Social Question

talljasperman's avatar

How do I use Match.com properly?

Asked by talljasperman (21916points) July 7th, 2013

Also for those that know me what should I enter for my stats?

Observing members: 0 Composing members: 0

6 Answers

bob_'s avatar

Tell the truth.

zenvelo's avatar

First of all, tell the truth on your stats. Nothing kills any meeting with another person than learning that they were dishonest.

Second, get some current pictures. You’ll do better with at least one full body shot, the rest can be head shots, but make sure you are smiling and dressed cleanly and in clothing that is comfortable but at least as nice as you wear on a date to the movies or out to dinner.

And be as honest and open as you can. Don’t set unrealistic expectations. Target women in your age range, not in some midlife crisis 20 years younger.

And send one and only one email to a woman unless she replies. If she doesn’t respond, don’t bother her. If she writes back it means she is interested in a conversation and possibly meeting you.

I have been on match for a while; met some great women I have dated for a while, others were just a cup of coffee and thanks for meeting me. And I just met somebody a few weeks ago and we are now exploring getting more serious.

SuperMouse's avatar

Honesty is probably the best policy.

zenvelo's avatar

@talljasperman Beyond being honest in your profile, setting your own expectations is important. I cannot emphasize strongly enough that it is difficult stand out on match, and one reason a good and accurate picture is important is that is what will attract women to read your profile.

The other thing is that the response rate to an email is less than 10 percent. A moderately attractive woman will receives dozens if not hundreds of emails from men their first two weeks. But it is even worse if the man hounds the woman for a response. or continually fills her in box.

Also, be sparing in the use of the “wink”. It is non committal and reeks of an electronic wolf whistle, unless it is done immediately before or after a short note, and acknowledged in the note.

Paradox25's avatar

Don’t overadvertise yourself, and be truthful about yourself and preferences. I would also purchase their email alert for like 5 bucks extra, for it tells you if your messages were even read by the recipient or not.

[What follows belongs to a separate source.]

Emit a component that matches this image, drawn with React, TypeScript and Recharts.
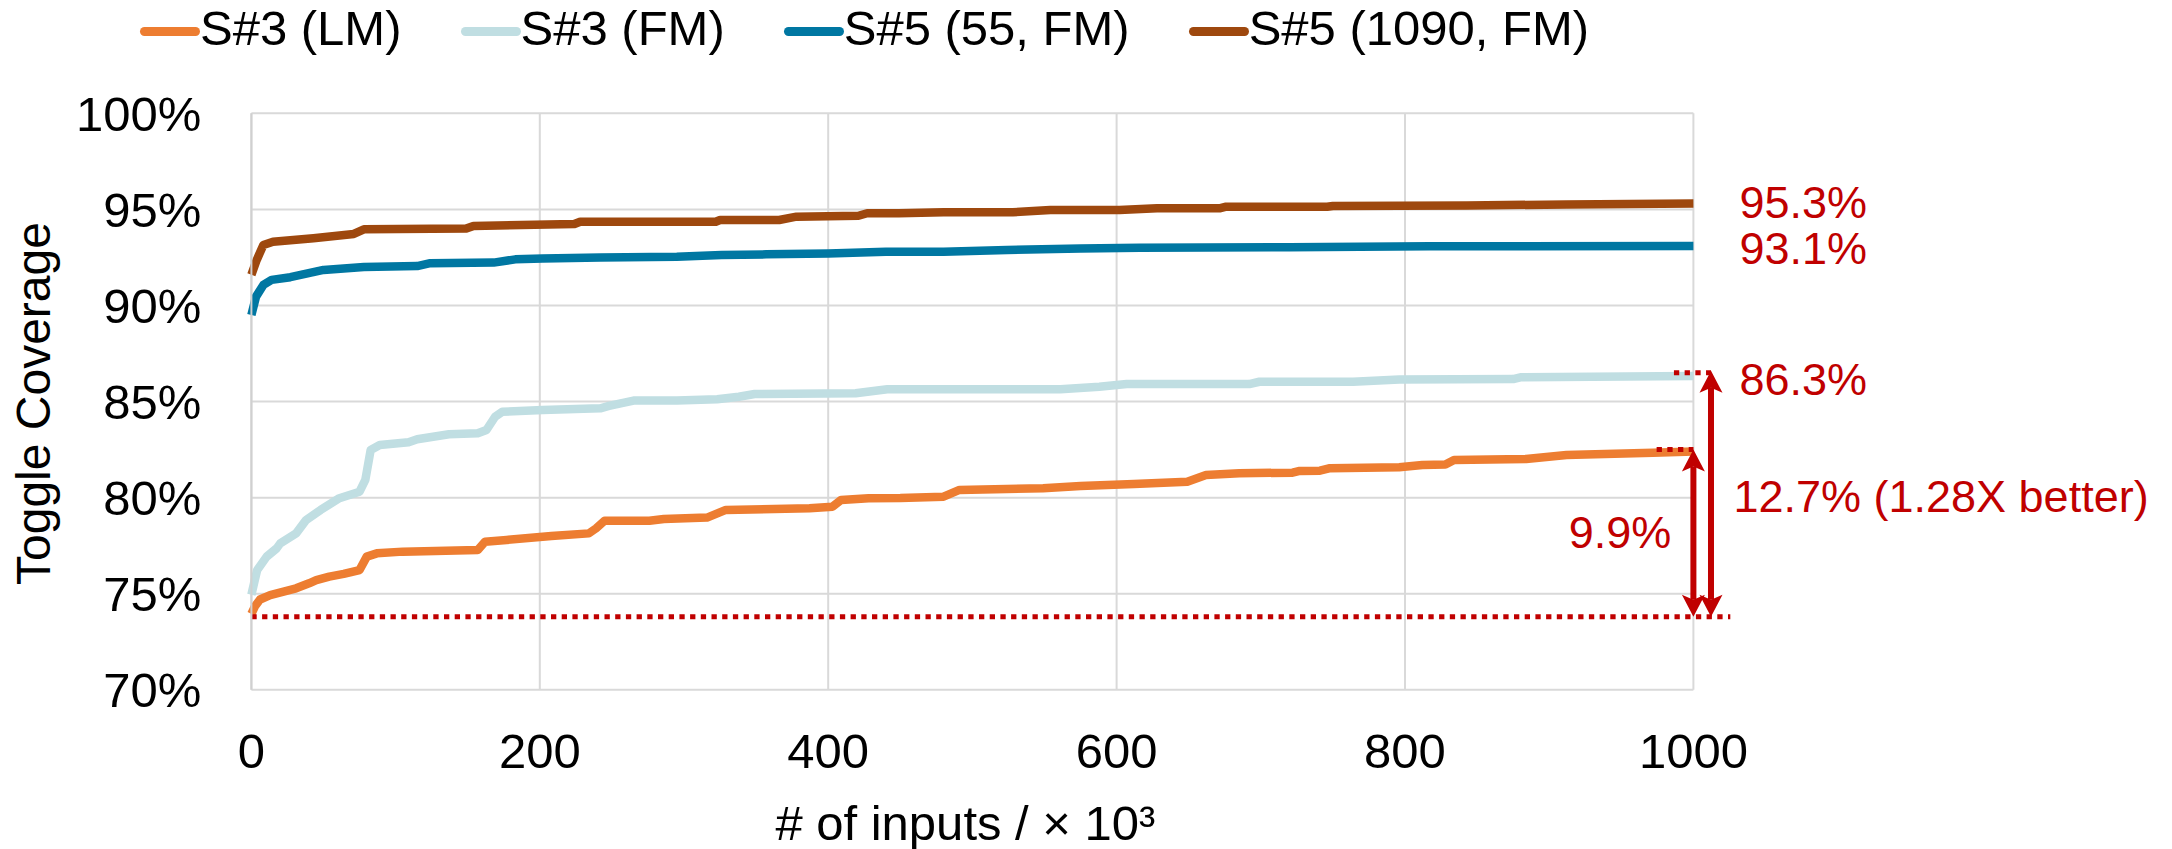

I’m not sure if I would recommend Match to a guy, especially if they’re introverted. Match is nothing more than a candyshop where a great deal of the women post like 25 pictures of themselves, and get tons of emails from desperate and aggressive men. Unless you like competing for women I wouldn’t recommend Match, and don’t expect too many women to message you first. Also, don’t expect your messages to be read either.

I tried Match for six months and nothing (but spam) happened for me. Obviously many guys will be successful with Match simply because there’s a large amount of them using the site and using alphamailing tactics. I’d recommend eharmony over match if you’re an introverted guy who doesn’t enjoy competing for women.

nebule's avatar

My mum keeps telling me to sign up for online dating – I’ve done it before and never met anyone through online dating. It seems to me that you have to be very confident to do that type of thing, which I am not. I’m much rather something happened more naturally. But then I’ve not had a date in… God I can’t remember how long…a long time. But, to answer your question, yes, I would be honest.